In 1914, they rounded up enough Catholics to coax Bernard Froegel
of Brighton to say Mass in the Roggen School. In 1920, the growing
band of Catholics purchased an abandoned schoolhouse in the sand hills
five miles east of town. To get the building into Roggen, they used
planks and teams of horses and mules. Not until March 1921 did they
finish dragging the church to its present location. Then, planks were
laid across bricks to create pews for the first services. Before Bishop
Tihen arrived for the dedication on June 10, 1924, parishioners handcrafted
permanent pews and plastered and decorated the interior of the frame
structure.
M.C. Klausner, Tom Klausner's brother, conducted catechism classes,
while his wife prepared the First Communion groups.

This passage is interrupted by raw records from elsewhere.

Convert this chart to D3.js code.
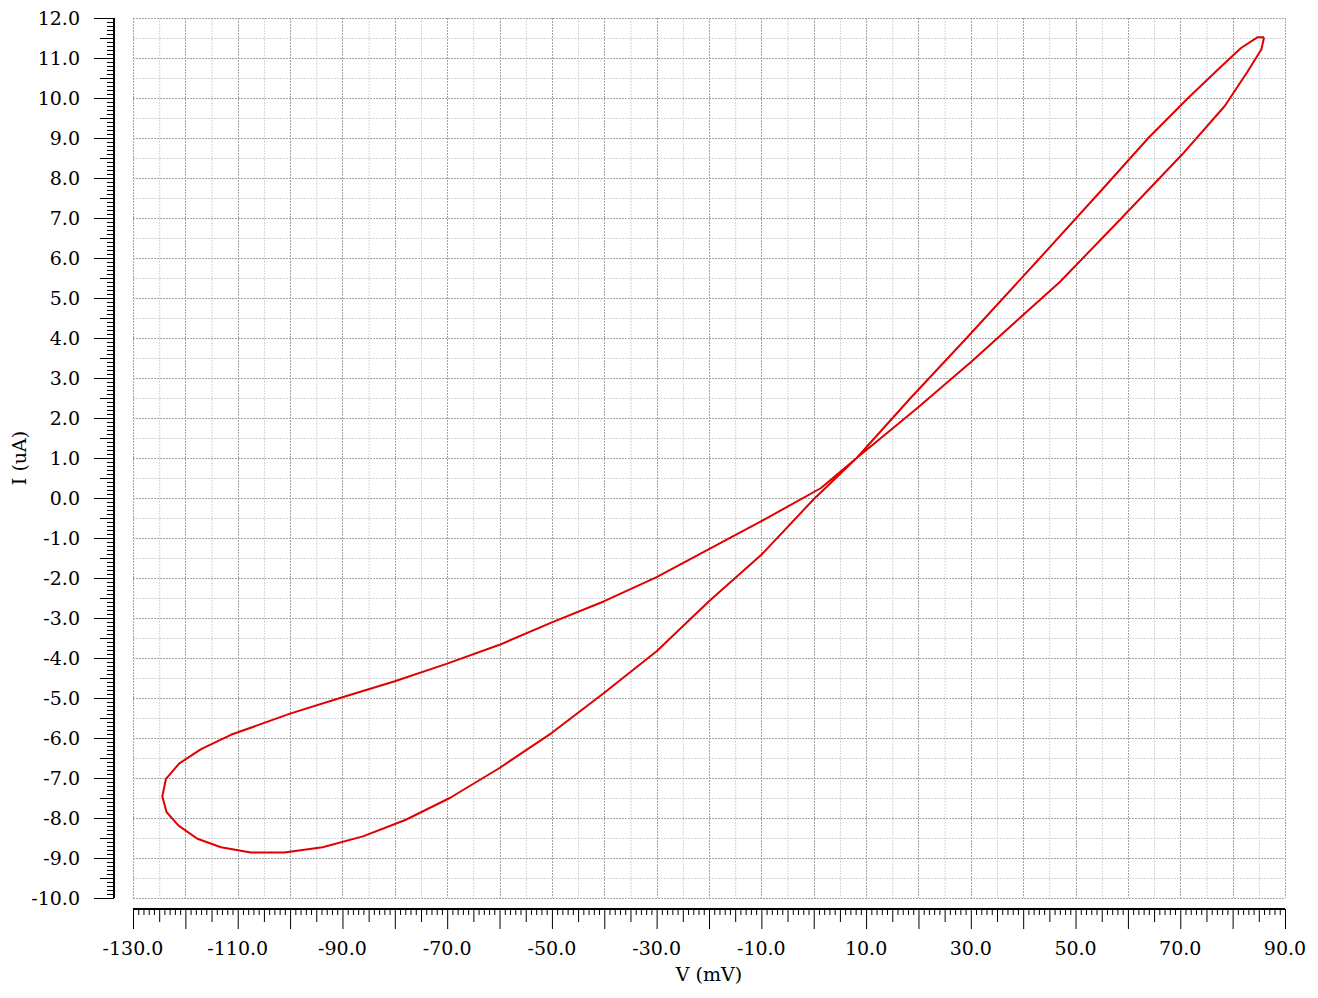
<!DOCTYPE html>
<html>
<head>
<meta charset="utf-8">
<script src="https://cdn.jsdelivr.net/npm/d3@7"></script>
<style>
	body { margin: 0; background: #fff; }
	text { font-family: "DejaVu Serif", serif; fill: #000; }
</style>
</head>
<body>
<div id="chart"></div>
<script>
// Voltage points of the I-V loop (mV)
var voltage = [86.0, 84.8, 81.6, 77.5, 71.5, 63.9, 55.0, 43.2, 29.2, 18.5, 8.2, 0.0,
	-10.0, -20.0, -30.0, -40.0, -50.0, -60.0, -69.5, -78.0, -86.1, -93.8, -101.1, -107.5,
	-113.2, -117.7, -121.3, -123.6, -124.4, -123.7, -121.2, -117.0, -111.3, -100.0, -90.0,
	-80.0, -70.0, -60.0, -50.0, -40.0, -30.0, -20.0, -10.0, 1.4, 8.2, 19.8, 30.2, 47.0,
	58.8, 70.3, 78.5, 82.8, 85.5, 86.0];

// Current points of the loop (uA)
var current = [11.52, 11.52, 11.25, 10.75, 10.0, 9.0, 7.7, 6.0, 4.0, 2.5, 1.0, -0.03,
	-1.42, -2.58, -3.83, -4.87, -5.87, -6.75, -7.5, -8.05, -8.46, -8.73, -8.86, -8.86,
	-8.73, -8.52, -8.19, -7.85, -7.46, -7.02, -6.64, -6.28, -5.92, -5.39, -4.98,
	-4.58, -4.14, -3.67, -3.11, -2.58, -1.98, -1.28, -0.58, 0.25, 1.0, 2.25, 3.42, 5.4,
	7.0, 8.58, 9.8, 10.65, 11.22, 11.52];

// Axis ranges and labelled ticks
var xDomain = [-130, 90];
var yDomain = [-10, 12];
var xLabelTicks = d3.range(-130, 91, 20);
var yLabelTicks = d3.range(-10, 12.01, 1);

var svgWidth = 1318;
var svgHeight = 998;

var margin = {
	top: 18,
	right: 33,
	bottom: 100,
	left: 133
};

var width = svgWidth - margin.left - margin.right;
var height = svgHeight - margin.top - margin.bottom;

var svg = d3.select("#chart")
	.append("svg")
	.attr("width", svgWidth)
	.attr("height", svgHeight);

var chartGroup = svg.append("g")
	.attr("transform", `translate(${margin.left}, ${margin.top})`);

var xScale = d3.scaleLinear().domain(xDomain).range([0, width]);
var yScale = d3.scaleLinear().domain(yDomain).range([height, 0]);

var fmt = d => d.toFixed(1);

// grid - minor first, then major on top
var xMinor = d3.range(-125, 90, 10);
var xMajor = d3.range(-130, 90.01, 10);
var yMinor = d3.range(-9.5, 12, 1);
var yMajor = d3.range(-10, 12.01, 1);

var grid = chartGroup.append("g").attr("class", "grid");

grid.selectAll(".vminor")
	.data(xMinor)
	.enter()
	.append("line")
	.attr("x1", d => xScale(d) + 0.5)
	.attr("x2", d => xScale(d) + 0.5)
	.attr("y1", 0)
	.attr("y2", height)
	.attr("stroke", "#d4d4d4")
	.attr("stroke-dasharray", "2,1");

grid.selectAll(".hminor")
	.data(yMinor)
	.enter()
	.append("line")
	.attr("x1", 0)
	.attr("x2", width)
	.attr("y1", d => Math.round(yScale(d)) + 0.5)
	.attr("y2", d => Math.round(yScale(d)) + 0.5)
	.attr("stroke", "#d4d4d4")
	.attr("stroke-dasharray", "2,1");

grid.selectAll(".vmajor")
	.data(xMajor)
	.enter()
	.append("line")
	.attr("x1", d => Math.round(xScale(d)) + 0.5)
	.attr("x2", d => Math.round(xScale(d)) + 0.5)
	.attr("y1", 0)
	.attr("y2", height)
	.attr("stroke", "#a4a4a4")
	.attr("stroke-dasharray", "2,1");

grid.selectAll(".hmajor")
	.data(yMajor)
	.enter()
	.append("line")
	.attr("x1", 0)
	.attr("x2", width)
	.attr("y1", d => Math.round(yScale(d)) + 0.5)
	.attr("y2", d => Math.round(yScale(d)) + 0.5)
	.attr("stroke", "#a4a4a4")
	.attr("stroke-dasharray", "2,1");

// x axis: minor every 1 mV, mid every 5, long every 10, labels every 20
var xAxisGroup = svg.append("g")
	.attr("transform", `translate(${margin.left}, ${margin.top + height + 11})`);

xAxisGroup.append("g")
	.call(d3.axisBottom(xScale).tickValues(d3.range(-130, 90.01, 1).filter(d => d % 5 !== 0)).tickSize(6).tickFormat(""))
	.call(g => g.select(".domain").remove());
xAxisGroup.append("g")
	.call(d3.axisBottom(xScale).tickValues(d3.range(-125, 90, 10)).tickSize(13).tickFormat(""))
	.call(g => g.select(".domain").remove());
xAxisGroup.append("g")
	.call(d3.axisBottom(xScale).tickValues(xMajor).tickSize(20).tickFormat(""))
	.call(g => g.select(".domain").remove());
xAxisGroup.append("line")
	.attr("x1", 0)
	.attr("x2", width)
	.attr("y1", 0)
	.attr("y2", 0)
	.attr("stroke", "#000")
	.attr("stroke-width", 2);
xAxisGroup.selectAll(".xlabel")
	.data(xLabelTicks)
	.enter()
	.append("text")
	.attr("x", d => xScale(d))
	.attr("y", 46)
	.attr("text-anchor", "middle")
	.style("font-size", "19px")
	.text(fmt);

// y axis: minor every 0.1, mid every 0.5, long every 1.0
var yAxisGroup = svg.append("g")
	.attr("transform", `translate(${margin.left - 19}, ${margin.top})`);

yAxisGroup.append("g")
	.call(d3.axisLeft(yScale).tickValues(d3.range(-100, 121, 1).filter(d => d % 5 !== 0).map(d => d / 10)).tickSize(7).tickFormat(""))
	.call(g => g.select(".domain").remove());
yAxisGroup.append("g")
	.call(d3.axisLeft(yScale).tickValues(yMinor).tickSize(14).tickFormat(""))
	.call(g => g.select(".domain").remove());
yAxisGroup.append("g")
	.call(d3.axisLeft(yScale).tickValues(yLabelTicks).tickSize(20).tickFormat(""))
	.call(g => g.select(".domain").remove());
yAxisGroup.append("line")
	.attr("x1", 0)
	.attr("x2", 0)
	.attr("y1", 0)
	.attr("y2", height)
	.attr("stroke", "#000")
	.attr("stroke-width", 2);
yAxisGroup.selectAll(".ylabel")
	.data(yLabelTicks)
	.enter()
	.append("text")
	.attr("x", -34)
	.attr("y", d => yScale(d))
	.attr("dy", "0.36em")
	.attr("text-anchor", "end")
	.style("font-size", "19px")
	.text(fmt);

// axis titles
svg.append("text")
	.attr("x", margin.left + width / 2)
	.attr("y", 981)
	.attr("text-anchor", "middle")
	.style("font-size", "19px")
	.text("V (mV)");

svg.append("text")
	.attr("transform", `translate(26, ${margin.top + height / 2}) rotate(-90)`)
	.attr("text-anchor", "middle")
	.style("font-size", "19px")
	.text("I (uA)");

// the loop itself
var loopData = voltage.map((v, i) => [v, current[i]]);

var line = d3.line()
	.x(d => xScale(d[0]))
	.y(d => yScale(d[1]));

chartGroup.append("path")
	.datum(loopData)
	.attr("d", line)
	.attr("fill", "none")
	.attr("stroke", "#e00000")
	.attr("stroke-width", 2)
	.attr("stroke-linejoin", "round");
</script>
</body>
</html>
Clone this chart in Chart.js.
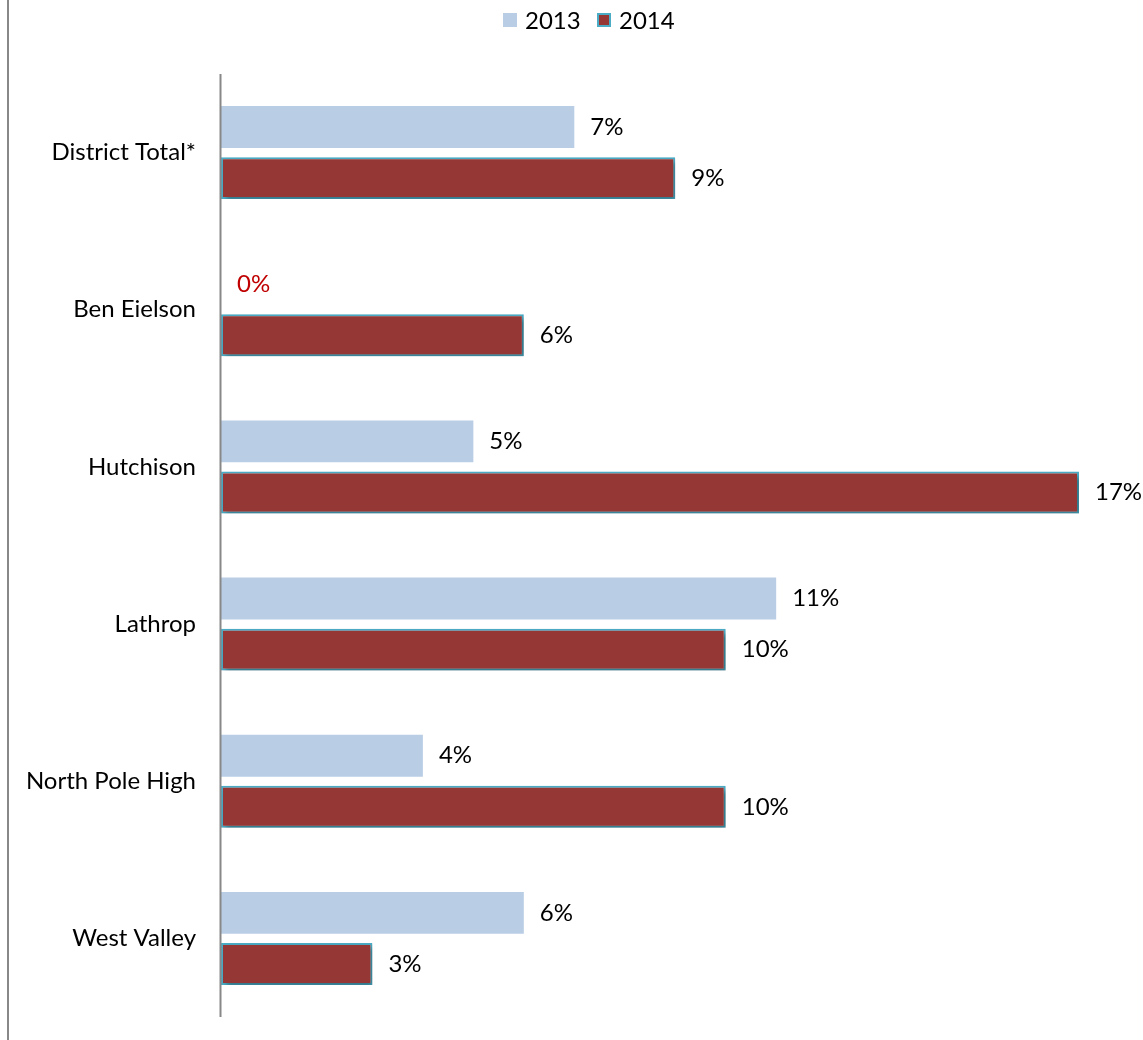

Although some
Protestants were scandalized, parishioners laid out a baseball diamond
next to the church for after-Mass games. Despite dust, debt, drought,
and twenty-five-cents-a-bushel wheat during the depression, Sacred
Heart parish endured, sharing a pastor with Holy Family Church in
nearby Keenesburg. Sisters of Charity came from Denver to teach catechism
in the summers, and an addition was attached to the rear of the church
in 1930. Sacred Heart parish raised $7,346 in the winter of 1943 to
build on land donated by the Charles Buchholzes a new church, a feat
that Archbishop Vehr called "the miracle of the diocese."
The archbishop assigned architect John K. Monroe to help plan the
new church and appointed Charles P. Sanger the first resident pastor.
Archbishop Vehr dedicated the Romanesque church on June 10, 1947.
As parishioners donated much of the labor and materials, this exquisite
structure with its domed bell tower and coffered ceiling was built
for only $29,000.
While undertaking their new church, this energetic congregation also
bought a home for $2,480 and moved it a mile and a half to rest beside
the old church. It was used as a convent, and the old church was divided
into two classrooms where two sisters, Adorers of the Blood of Christ
from Wichita, Kansas, opened Sacred Heart School in 1946. Enrollment
reached sixty-five during the 1950s, but two decades later declining
numbers and rising costs led the parish to close its school. Robert
L. Breunig, pastor since 1985, reported in 1988 that Sacred Heart
and its missions at Keenesburg and Wiggins are alive and well.